(Stored data)
--- Start ---
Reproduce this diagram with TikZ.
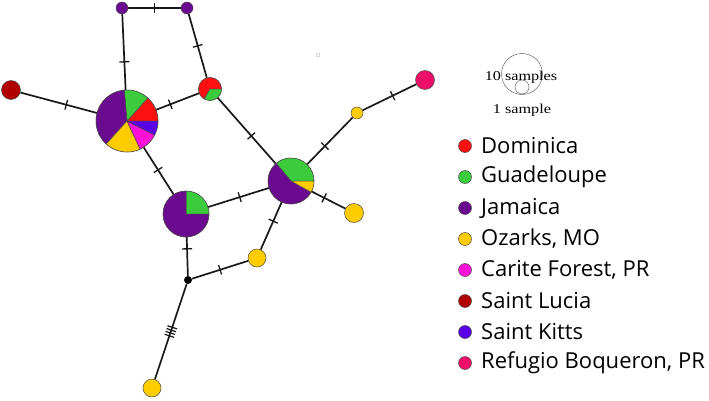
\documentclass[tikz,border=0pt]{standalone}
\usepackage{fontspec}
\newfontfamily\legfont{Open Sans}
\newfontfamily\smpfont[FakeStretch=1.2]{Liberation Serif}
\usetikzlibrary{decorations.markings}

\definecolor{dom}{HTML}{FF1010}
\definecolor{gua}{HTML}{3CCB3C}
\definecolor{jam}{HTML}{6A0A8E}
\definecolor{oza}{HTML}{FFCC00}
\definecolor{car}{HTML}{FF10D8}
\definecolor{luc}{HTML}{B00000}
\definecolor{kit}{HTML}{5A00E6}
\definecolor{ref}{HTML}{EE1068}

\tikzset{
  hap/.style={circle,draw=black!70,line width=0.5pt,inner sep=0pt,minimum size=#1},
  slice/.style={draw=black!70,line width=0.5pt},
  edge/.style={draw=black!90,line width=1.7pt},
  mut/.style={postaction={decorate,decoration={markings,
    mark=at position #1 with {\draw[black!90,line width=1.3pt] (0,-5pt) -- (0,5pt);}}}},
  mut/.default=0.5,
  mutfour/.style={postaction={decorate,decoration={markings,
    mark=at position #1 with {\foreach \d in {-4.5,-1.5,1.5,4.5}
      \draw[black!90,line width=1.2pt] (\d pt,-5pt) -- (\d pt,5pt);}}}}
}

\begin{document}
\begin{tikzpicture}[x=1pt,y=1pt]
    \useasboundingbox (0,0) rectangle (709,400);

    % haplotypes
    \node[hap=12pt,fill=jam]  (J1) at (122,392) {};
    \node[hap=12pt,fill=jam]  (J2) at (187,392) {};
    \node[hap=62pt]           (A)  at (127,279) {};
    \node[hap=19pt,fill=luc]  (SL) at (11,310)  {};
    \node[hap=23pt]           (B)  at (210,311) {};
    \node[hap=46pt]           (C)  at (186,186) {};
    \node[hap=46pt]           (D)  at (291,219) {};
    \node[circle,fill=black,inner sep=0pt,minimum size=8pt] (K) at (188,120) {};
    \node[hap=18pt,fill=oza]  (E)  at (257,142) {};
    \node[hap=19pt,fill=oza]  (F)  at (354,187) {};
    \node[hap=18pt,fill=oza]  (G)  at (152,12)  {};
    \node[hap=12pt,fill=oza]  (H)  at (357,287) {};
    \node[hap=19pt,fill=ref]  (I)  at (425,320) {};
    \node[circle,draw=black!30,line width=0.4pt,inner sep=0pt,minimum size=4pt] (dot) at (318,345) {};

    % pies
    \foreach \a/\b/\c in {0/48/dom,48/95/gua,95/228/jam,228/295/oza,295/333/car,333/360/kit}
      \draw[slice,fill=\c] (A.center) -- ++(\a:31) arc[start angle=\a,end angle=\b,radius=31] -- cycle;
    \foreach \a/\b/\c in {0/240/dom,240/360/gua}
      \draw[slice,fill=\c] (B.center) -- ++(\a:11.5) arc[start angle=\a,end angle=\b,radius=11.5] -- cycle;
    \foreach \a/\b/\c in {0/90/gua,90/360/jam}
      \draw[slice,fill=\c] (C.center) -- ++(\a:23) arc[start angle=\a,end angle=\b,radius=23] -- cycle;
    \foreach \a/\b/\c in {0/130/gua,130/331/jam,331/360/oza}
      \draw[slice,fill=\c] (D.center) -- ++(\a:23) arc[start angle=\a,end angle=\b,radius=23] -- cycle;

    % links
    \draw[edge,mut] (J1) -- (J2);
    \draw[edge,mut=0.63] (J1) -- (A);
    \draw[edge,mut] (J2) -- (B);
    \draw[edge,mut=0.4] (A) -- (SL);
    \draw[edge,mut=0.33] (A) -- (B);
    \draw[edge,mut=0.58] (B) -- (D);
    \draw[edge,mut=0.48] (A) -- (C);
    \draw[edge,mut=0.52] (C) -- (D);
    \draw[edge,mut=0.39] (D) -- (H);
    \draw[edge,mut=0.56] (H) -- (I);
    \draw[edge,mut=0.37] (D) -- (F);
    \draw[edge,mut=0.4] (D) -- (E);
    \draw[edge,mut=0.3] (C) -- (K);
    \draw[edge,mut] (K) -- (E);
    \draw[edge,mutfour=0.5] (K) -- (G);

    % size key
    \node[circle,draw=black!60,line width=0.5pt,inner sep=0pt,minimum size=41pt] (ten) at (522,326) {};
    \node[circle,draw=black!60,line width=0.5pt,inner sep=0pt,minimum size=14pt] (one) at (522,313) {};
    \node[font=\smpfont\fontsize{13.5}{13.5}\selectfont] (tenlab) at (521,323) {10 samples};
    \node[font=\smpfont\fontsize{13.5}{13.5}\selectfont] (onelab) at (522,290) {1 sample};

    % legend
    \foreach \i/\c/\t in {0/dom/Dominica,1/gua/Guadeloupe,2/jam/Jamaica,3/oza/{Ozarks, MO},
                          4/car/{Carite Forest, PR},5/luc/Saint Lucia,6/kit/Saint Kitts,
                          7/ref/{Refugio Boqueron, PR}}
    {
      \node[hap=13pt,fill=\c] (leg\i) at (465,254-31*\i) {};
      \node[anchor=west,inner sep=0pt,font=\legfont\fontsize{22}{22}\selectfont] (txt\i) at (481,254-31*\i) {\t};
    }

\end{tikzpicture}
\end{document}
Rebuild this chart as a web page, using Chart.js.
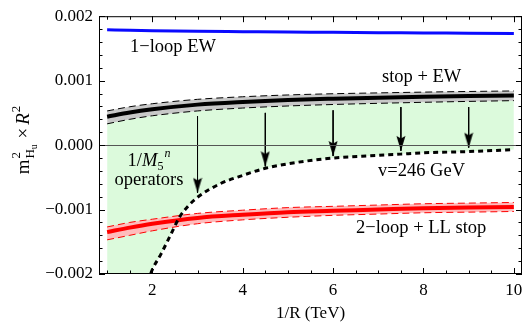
--- End ---
- **SHORT EXERCISE**:
Pick out the lines that have the word "with". Copy them all.

- **FULL ANSWER**:
Reproduce this diagram with TikZ.
    mark=at position #1 with {\draw[black!90,line width=1.3pt] (0,-5pt) -- (0,5pt);}}}},
    mark=at position #1 with {\foreach \d in {-4.5,-1.5,1.5,4.5}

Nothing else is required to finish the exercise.